• Record list
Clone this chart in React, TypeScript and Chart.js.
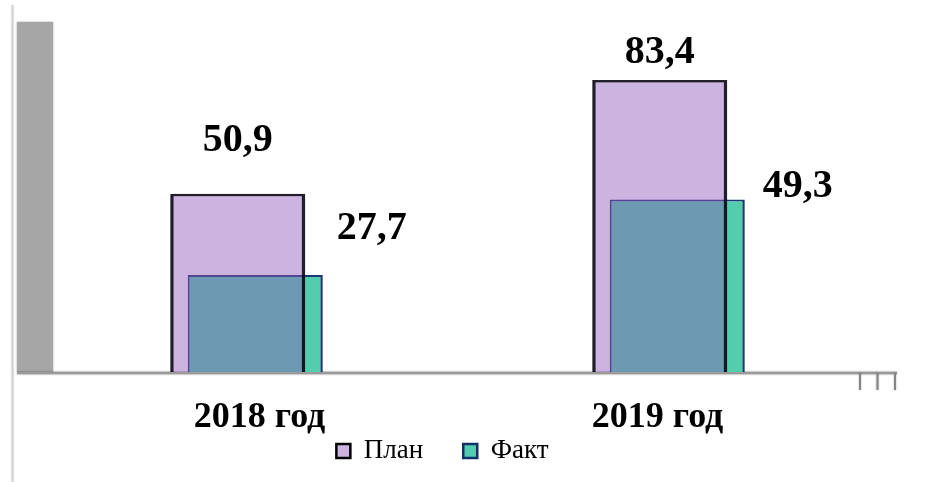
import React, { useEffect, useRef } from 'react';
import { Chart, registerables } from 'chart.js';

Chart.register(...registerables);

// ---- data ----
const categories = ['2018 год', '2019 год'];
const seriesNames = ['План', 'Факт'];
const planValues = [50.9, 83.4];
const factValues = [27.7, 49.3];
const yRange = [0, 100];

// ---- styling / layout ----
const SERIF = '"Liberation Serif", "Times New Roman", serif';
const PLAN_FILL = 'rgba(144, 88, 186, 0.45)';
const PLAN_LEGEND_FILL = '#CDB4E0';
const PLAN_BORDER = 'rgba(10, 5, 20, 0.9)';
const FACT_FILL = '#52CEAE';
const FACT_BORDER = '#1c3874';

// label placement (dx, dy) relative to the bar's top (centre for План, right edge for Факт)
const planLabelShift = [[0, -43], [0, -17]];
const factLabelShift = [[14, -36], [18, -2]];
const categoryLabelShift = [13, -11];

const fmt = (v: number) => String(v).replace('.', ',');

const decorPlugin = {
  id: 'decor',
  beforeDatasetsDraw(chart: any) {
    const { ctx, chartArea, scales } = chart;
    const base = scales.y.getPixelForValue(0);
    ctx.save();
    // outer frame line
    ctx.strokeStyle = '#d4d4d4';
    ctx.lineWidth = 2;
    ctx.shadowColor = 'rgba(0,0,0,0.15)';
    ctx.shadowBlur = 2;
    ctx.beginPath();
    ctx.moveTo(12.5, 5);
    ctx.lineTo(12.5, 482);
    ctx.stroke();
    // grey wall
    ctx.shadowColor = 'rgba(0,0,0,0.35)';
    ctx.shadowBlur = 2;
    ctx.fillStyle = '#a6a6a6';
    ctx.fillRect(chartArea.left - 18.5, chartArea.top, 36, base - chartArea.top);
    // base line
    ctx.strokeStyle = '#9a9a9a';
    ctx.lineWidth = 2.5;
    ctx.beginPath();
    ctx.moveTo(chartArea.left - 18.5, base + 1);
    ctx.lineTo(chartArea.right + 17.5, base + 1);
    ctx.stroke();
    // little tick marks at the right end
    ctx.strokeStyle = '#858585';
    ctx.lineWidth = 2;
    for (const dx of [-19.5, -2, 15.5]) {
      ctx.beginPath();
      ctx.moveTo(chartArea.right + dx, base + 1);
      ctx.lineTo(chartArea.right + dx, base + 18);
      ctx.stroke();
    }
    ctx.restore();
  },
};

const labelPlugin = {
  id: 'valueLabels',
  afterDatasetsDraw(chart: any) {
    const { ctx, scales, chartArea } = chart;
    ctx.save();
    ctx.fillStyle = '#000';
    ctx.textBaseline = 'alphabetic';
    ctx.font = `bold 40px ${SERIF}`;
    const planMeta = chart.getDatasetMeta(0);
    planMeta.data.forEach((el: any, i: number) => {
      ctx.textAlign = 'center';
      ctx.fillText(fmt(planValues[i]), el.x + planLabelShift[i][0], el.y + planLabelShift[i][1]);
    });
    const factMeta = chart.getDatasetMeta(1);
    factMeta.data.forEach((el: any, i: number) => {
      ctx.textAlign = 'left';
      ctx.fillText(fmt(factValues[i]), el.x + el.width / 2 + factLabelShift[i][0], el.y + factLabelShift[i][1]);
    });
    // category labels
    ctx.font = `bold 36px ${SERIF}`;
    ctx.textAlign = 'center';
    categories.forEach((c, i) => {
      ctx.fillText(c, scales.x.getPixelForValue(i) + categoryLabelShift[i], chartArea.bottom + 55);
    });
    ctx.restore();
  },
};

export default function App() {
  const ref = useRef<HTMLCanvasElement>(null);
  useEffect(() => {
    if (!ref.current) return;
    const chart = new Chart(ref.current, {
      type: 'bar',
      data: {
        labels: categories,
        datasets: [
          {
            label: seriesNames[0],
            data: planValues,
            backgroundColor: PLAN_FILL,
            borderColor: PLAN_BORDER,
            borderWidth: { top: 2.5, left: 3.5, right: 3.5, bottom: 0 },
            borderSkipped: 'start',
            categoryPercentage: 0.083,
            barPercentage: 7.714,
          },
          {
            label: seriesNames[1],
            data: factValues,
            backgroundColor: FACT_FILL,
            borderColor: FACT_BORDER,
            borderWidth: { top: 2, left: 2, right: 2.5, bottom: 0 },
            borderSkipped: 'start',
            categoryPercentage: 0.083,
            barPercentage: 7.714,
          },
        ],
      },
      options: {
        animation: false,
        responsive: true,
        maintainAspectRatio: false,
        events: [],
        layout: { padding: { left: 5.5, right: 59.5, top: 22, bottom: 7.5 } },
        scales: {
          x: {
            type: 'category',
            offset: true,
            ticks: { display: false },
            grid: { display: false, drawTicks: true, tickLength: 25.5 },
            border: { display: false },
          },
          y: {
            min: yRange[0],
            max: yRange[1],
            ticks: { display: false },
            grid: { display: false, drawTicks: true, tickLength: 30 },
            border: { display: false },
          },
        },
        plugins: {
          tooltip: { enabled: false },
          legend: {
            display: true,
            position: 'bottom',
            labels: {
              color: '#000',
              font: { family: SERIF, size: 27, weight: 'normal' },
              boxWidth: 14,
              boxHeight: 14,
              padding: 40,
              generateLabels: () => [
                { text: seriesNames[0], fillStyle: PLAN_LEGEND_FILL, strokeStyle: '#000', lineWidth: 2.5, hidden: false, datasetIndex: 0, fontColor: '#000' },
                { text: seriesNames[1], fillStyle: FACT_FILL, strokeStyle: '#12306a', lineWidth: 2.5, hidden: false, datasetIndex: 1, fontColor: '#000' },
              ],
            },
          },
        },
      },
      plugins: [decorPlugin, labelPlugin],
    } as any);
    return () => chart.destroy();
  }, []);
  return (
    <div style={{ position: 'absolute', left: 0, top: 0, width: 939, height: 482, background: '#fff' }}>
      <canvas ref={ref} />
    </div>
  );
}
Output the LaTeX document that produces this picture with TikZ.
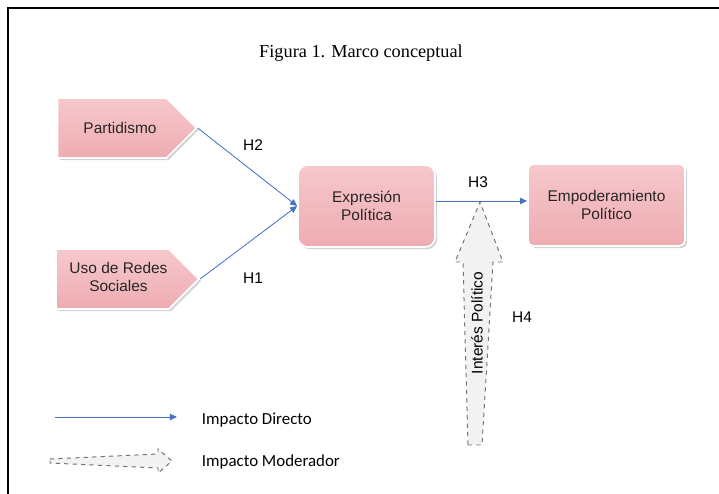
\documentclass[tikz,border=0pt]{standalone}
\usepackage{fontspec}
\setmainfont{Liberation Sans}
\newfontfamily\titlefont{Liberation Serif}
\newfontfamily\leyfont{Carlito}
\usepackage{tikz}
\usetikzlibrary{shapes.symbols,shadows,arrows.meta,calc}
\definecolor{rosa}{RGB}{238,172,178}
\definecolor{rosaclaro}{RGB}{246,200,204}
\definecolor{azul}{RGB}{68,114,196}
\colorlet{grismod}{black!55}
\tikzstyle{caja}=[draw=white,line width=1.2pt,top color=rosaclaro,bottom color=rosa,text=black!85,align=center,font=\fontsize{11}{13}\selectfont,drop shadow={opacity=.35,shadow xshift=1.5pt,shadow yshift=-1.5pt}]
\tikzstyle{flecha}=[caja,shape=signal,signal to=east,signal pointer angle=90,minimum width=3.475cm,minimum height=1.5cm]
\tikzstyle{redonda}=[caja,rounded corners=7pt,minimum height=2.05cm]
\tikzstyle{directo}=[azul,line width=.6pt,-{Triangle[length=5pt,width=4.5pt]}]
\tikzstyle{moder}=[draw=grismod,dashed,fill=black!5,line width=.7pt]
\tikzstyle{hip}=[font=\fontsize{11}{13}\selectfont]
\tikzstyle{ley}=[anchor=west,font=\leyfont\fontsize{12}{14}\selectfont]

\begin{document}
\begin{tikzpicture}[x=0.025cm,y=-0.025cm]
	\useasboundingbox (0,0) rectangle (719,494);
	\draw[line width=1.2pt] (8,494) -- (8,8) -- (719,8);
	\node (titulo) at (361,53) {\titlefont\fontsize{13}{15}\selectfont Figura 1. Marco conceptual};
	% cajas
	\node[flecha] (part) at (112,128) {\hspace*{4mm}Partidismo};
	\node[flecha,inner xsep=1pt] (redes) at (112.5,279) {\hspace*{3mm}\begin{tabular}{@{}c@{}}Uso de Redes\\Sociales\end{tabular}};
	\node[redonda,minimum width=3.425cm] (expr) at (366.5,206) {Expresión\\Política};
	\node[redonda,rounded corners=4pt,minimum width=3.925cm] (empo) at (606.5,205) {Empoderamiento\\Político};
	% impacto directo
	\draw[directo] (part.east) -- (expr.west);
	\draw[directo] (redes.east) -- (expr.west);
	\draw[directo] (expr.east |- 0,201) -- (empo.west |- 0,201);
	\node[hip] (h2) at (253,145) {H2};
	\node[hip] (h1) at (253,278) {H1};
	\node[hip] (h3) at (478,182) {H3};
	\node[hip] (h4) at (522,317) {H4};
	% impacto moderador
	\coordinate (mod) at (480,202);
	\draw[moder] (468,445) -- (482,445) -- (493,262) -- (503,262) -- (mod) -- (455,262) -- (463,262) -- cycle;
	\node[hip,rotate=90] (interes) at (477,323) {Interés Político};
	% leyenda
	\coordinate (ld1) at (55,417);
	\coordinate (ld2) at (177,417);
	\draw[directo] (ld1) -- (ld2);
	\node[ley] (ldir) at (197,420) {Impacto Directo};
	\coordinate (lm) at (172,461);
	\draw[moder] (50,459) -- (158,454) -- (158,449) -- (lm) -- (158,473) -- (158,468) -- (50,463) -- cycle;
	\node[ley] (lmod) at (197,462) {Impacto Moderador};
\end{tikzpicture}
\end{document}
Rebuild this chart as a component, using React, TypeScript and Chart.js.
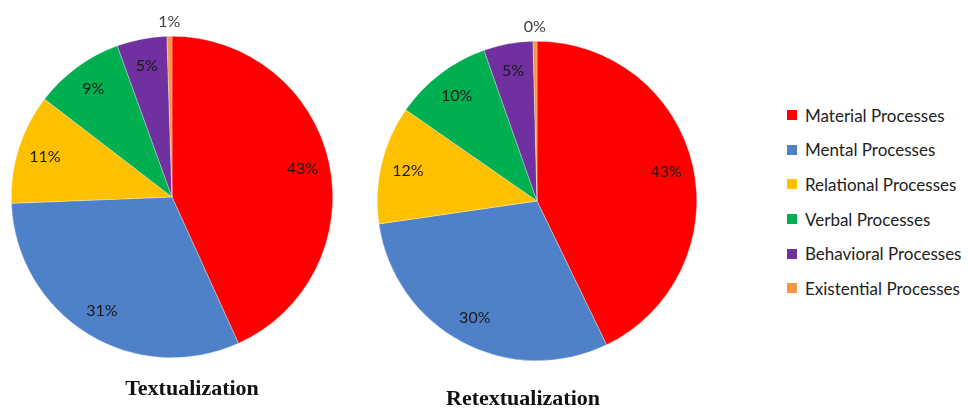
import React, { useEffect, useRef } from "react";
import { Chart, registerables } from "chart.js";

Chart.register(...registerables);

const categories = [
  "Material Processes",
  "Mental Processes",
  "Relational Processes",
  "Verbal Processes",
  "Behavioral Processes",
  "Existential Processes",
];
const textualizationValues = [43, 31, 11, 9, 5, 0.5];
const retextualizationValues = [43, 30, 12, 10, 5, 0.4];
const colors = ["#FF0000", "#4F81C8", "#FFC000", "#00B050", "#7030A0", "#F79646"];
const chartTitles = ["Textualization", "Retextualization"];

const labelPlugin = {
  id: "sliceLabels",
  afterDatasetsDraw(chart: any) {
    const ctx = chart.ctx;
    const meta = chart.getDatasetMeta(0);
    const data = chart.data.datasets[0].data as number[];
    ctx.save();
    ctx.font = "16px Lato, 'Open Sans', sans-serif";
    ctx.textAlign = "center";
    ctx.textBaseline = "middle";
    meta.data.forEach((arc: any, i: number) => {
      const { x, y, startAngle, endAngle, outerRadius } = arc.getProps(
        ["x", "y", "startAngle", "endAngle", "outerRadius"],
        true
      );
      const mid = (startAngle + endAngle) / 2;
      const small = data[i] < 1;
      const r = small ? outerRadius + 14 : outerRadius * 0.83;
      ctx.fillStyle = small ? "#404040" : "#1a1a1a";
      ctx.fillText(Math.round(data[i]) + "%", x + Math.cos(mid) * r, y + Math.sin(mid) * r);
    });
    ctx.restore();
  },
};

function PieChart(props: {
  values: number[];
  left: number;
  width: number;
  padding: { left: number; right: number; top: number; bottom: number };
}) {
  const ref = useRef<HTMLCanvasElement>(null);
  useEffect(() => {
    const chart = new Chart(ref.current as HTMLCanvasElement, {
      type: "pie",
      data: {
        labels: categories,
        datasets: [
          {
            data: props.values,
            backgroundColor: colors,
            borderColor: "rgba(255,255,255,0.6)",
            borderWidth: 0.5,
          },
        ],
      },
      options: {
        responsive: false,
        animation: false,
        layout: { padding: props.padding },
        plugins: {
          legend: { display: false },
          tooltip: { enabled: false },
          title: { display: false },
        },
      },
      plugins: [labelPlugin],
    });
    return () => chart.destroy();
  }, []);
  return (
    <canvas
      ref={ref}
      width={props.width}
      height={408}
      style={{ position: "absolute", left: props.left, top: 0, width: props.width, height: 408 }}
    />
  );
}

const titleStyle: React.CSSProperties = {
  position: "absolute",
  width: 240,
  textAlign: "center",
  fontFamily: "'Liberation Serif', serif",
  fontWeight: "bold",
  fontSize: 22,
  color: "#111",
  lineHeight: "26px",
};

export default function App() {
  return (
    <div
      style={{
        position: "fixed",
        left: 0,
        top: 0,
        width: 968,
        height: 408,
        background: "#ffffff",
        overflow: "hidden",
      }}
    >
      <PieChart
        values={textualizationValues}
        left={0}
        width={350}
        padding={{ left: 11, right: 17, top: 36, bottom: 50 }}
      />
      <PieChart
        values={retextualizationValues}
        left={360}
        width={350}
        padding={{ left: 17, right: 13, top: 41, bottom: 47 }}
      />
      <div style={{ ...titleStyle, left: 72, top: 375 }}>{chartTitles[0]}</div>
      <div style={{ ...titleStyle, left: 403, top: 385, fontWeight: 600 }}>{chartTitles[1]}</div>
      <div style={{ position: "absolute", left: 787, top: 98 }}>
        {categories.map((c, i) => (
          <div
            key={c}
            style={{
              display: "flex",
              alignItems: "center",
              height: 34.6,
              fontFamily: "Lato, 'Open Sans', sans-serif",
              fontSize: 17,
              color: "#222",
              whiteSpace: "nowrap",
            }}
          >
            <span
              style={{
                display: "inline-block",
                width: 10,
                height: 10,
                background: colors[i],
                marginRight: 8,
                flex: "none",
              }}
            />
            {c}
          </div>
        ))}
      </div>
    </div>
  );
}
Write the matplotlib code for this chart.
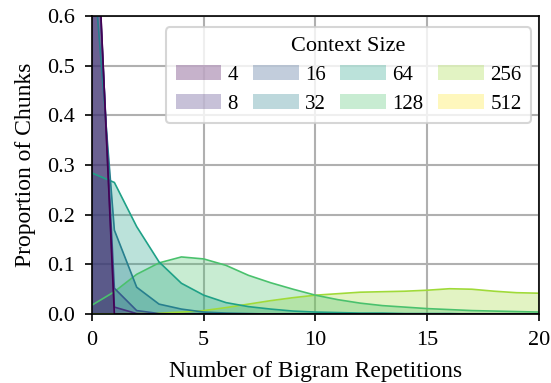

• Written request
Every line from the top of the entries through the line that holds "const fmt = (v: number)" is to be quoted exactly, please, and nothing else; omit the pictures.

• The completed task
Clone this chart in React, TypeScript and Chart.js.
import React, { useEffect, useRef } from 'react';
import { Chart, registerables } from 'chart.js';

Chart.register(...registerables);

// ---- data ----
const categories = ['2018 год', '2019 год'];
const seriesNames = ['План', 'Факт'];
const planValues = [50.9, 83.4];
const factValues = [27.7, 49.3];
const yRange = [0, 100];

// ---- styling / layout ----
const SERIF = '"Liberation Serif", "Times New Roman", serif';
const PLAN_FILL = 'rgba(144, 88, 186, 0.45)';
const PLAN_LEGEND_FILL = '#CDB4E0';
const PLAN_BORDER = 'rgba(10, 5, 20, 0.9)';
const FACT_FILL = '#52CEAE';
const FACT_BORDER = '#1c3874';

// label placement (dx, dy) relative to the bar's top (centre for План, right edge for Факт)
const planLabelShift = [[0, -43], [0, -17]];
const factLabelShift = [[14, -36], [18, -2]];
const categoryLabelShift = [13, -11];

const fmt = (v: number) => String(v).replace('.', ',');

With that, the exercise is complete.